2) On the note of lucrative careers, comparing membership in a well-paid, prestigious career field within (say) the United States with being born in a more ethnically homogeneous country is disingenuous. It's the very fact that we don't live in a mono-culture that should make us wonder about the high correlation between being white and male and being in our field.


Buuuut this isn't China. It's America. Ethnic diversity is part of the DNA here.


Only in some areas. I grew up in one of those flyover states, according to wikipedia the demographics of my town were 97% white while I was a teenager (~94% white now).

I much prefer being in more diverse areas, but I don't think where I grew up was somehow bad or wrong. It is a very middle class place, so it's not like the minorities were being pushed out, there just weren't many non-white people that wanted/want to live there! ...but to be fair, a lot of white people don't want to live there either, it's quite boring.


The history of housing discrimination in the US would challenge the notion that a middle class suburb would not push out minorities. This practice was rampant in the period after WW2 and continued into the 70s and 80s. It has little to do with notional affordability.

https://en.wikipedia.org/wiki/Redlining


Interesting. I suppose that could have some effect, but I was not even born until housing discrimination was over with and when I moved into my small town it was largely farmland and not much of a suburb until a decade later.

Further, if housing discrimination was still going on in the 90's and 00's, I have no idea where these people were being "pushed out" to. The closest towns/cities with significant racial minority populations were at least 250 miles away...the city I grew up outside of was 90% white (currently 82% white) and there were/are plenty of undesirable locations there. It's middle America, there are just a ton of white people (sorry?).


Buuuut the implicit claim is that not being around diversity is somehow bad for you.


I think the claim is actually this: not being around sufficient levels of diversity is somehow bad for you.

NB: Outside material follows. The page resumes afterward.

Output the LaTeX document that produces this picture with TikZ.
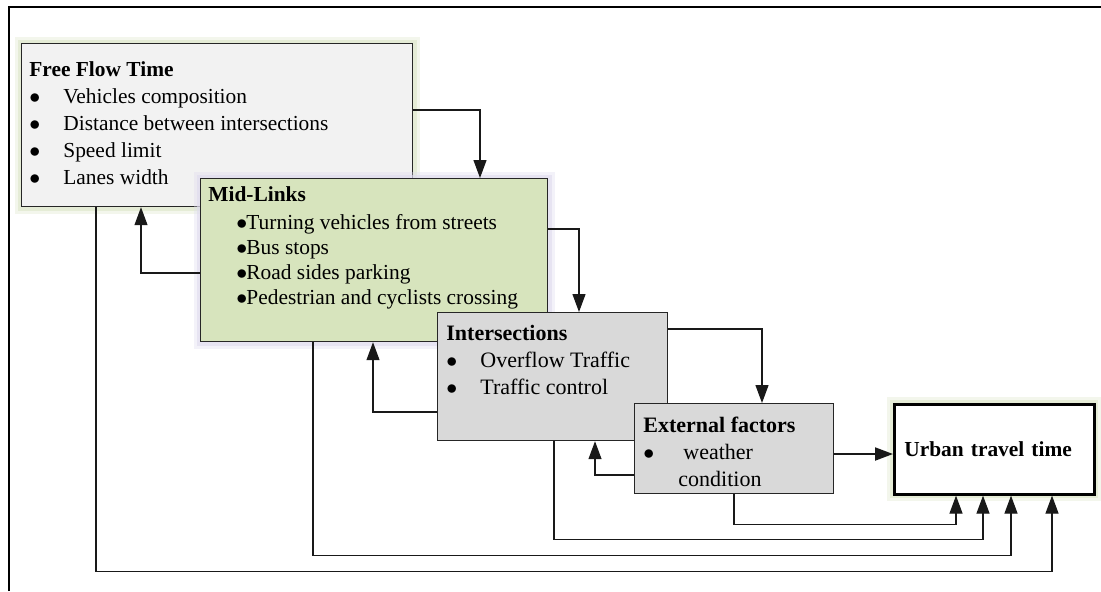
\documentclass[tikz,border=0pt]{standalone}
\usepackage{fontspec}
\setmainfont{Liberation Serif}
\usetikzlibrary{calc}
\usetikzlibrary{arrows.meta}

\definecolor{boxline}{HTML}{262626}
\definecolor{freefill}{HTML}{F2F2F2}
\definecolor{midfill}{HTML}{D7E4BD}
\definecolor{greyfill}{HTML}{D9D9D9}
\definecolor{glowgreen}{HTML}{DCE6C8}
\definecolor{glowblue}{HTML}{DEDBEE}

\tikzset{
  factor/.style={draw=boxline, line width=0.6pt, rectangle, anchor=north west, inner sep=0pt},
  glow/.style={preaction={draw=#1, line width=7pt, opacity=0.35},
               preaction={draw=#1, line width=4pt, opacity=0.6}},
  txt/.style={anchor=north west, inner sep=0pt, align=left},
  flow/.style={draw=black!90, line width=0.6pt, -{Triangle[length=9pt,width=6.5pt]}}
}
\newcommand{\bul}[1]{\makebox[#1][l]{$\bullet$}}

\begin{document}
\begin{tikzpicture}[x=0.5pt, y=-0.5pt]
  \useasboundingbox (0,0) rectangle (1101,591);
  \draw[line width=1pt] (9,591) -- (9,7) -- (1101,7);

  % factor boxes
  \node[factor, fill=freefill, glow=glowgreen, minimum width=195.5pt, minimum height=81.5pt] (free) at (21,43) {};
  \node[txt, font=\fontsize{10.7}{13.5}\selectfont] (freetxt) at (29,61) {\textbf{Free Flow Time}\\
    \bul{17pt}Vehicles composition\\
    \bul{17pt}Distance between intersections\\
    \bul{17pt}Speed limit\\
    \bul{17pt}Lanes width};

  \node[factor, fill=midfill, glow=glowblue, minimum width=173.5pt, minimum height=81.5pt] (mid) at (200,178) {};
  \node[txt, font=\fontsize{10.7}{12.5}\selectfont] (midtxt) at (208,186) {\textbf{Mid-Links}\\[1.5pt]
    \hspace*{14pt}\bul{5pt}Turning vehicles from streets\\
    \hspace*{14pt}\bul{5pt}Bus stops\\
    \hspace*{14pt}\bul{5pt}Road sides parking\\
    \hspace*{14pt}\bul{5pt}Pedestrian and cyclists crossing};

  \node[factor, fill=greyfill, minimum width=115pt, minimum height=64pt] (inter) at (437,312) {};
  \node[txt, font=\fontsize{11}{13.5}\selectfont] (intertxt) at (446,325) {\textbf{Intersections}\\
    \bul{17pt}Overflow Traffic\\
    \bul{17pt}Traffic control};

  \node[factor, fill=greyfill, minimum width=99.5pt, minimum height=45pt] (ext) at (634,403) {};
  \node[txt, font=\fontsize{11}{13.5}\selectfont] (exttxt) at (643,417) {\textbf{External factors}\\
    \bul{20pt}weather\\
    \hspace*{17.5pt}condition};

  \node[factor, fill=white, line width=1.3pt, draw=black, glow=glowgreen, minimum width=100pt, minimum height=45pt,
        text width=90pt, inner xsep=5pt, align=left, font=\fontsize{10.7}{13}\selectfont\bfseries] (urban) at (893,403) {Urban travel time};

  % forward links
  \draw[flow] ($(free.north east)+(0,67)$) -| ($(mid.north west)+(280,0)$);
  \draw[flow] ($(mid.north east)+(0,51)$) -| ($(inter.north west)+(142,0)$);
  \draw[flow] ($(inter.north east)+(0,17)$) -| ($(ext.north west)+(128,0)$);
  \draw[flow, line width=1pt] ($(ext.north east)+(0,51)$) -- ($(urban.north west)+(0,51)$);

  % feedback links
  \draw[flow] ($(mid.north west)+(0,95)$) -| ($(free.south west)+(120,0)$);
  \draw[flow] ($(inter.north west)+(0,100)$) -| ($(mid.south west)+(173,0)$);
  \draw[flow] ($(ext.north west)+(0,72)$) -| ($(inter.south west)+(158,0)$);

  % direct links to travel time
  \draw[flow] ($(ext.south west)+(100,0)$) -- ++(0,30) -| ($(urban.south west)+(63,0)$);
  \draw[flow] ($(inter.south west)+(117,0)$) -- ++(0,98) -| ($(urban.south west)+(90,0)$);
  \draw[flow] ($(mid.south west)+(113,0)$) -- ++(0,213) -| ($(urban.south west)+(118,0)$);
  \draw[flow] ($(free.south west)+(75,0)$) -- ++(0,364) -| ($(urban.south west)+(159,0)$);
\end{tikzpicture}
\end{document}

Where are the "all" hispanic outreach programs in tech?


I think the appropriate dig is "where are the Hispanics in tech" and "where are the Hispanics in tech building explicit bridges to their communities." HBCUs are the result of affluent blacks fighting for land grants at the turn of the 20th century since many states refused to grant land for the formation of integrated colleges and universities. This program, love it or hate it, is 100+ years in the making.



Fair to mention that Howard U does not discriminate on race in admissions.


China may not be ethnically diverse but certainly it is culturally -- so I don't get the hypothetical born in China example.


No, it isn't.

Sure, in some parts of the country, it is. But in other parts of the country, it isn't.

It's part of the DNA basically if you only look at big cities on the coasts.


big cities on the coasts, and the Southwest, and the Southeast, so, everywhere except the Plains states

Also, Palo Alto is a big city on the coast.


It's more telling than you might realize that you took their complaint to mean "I'm upset I'm around so many white people" and not "I'm upset a part of the population isn't included in my area / culture". It certainly makes the rest of your comments less surprising.


Eh, considering that much of the social pressure of Chinese society presumably stem from a lack of cultural diversity, I would very much be bothered never seeing anyone outside my ethnic group if I'd grown up in China. I'd probably want to move anywhere else just for that fact.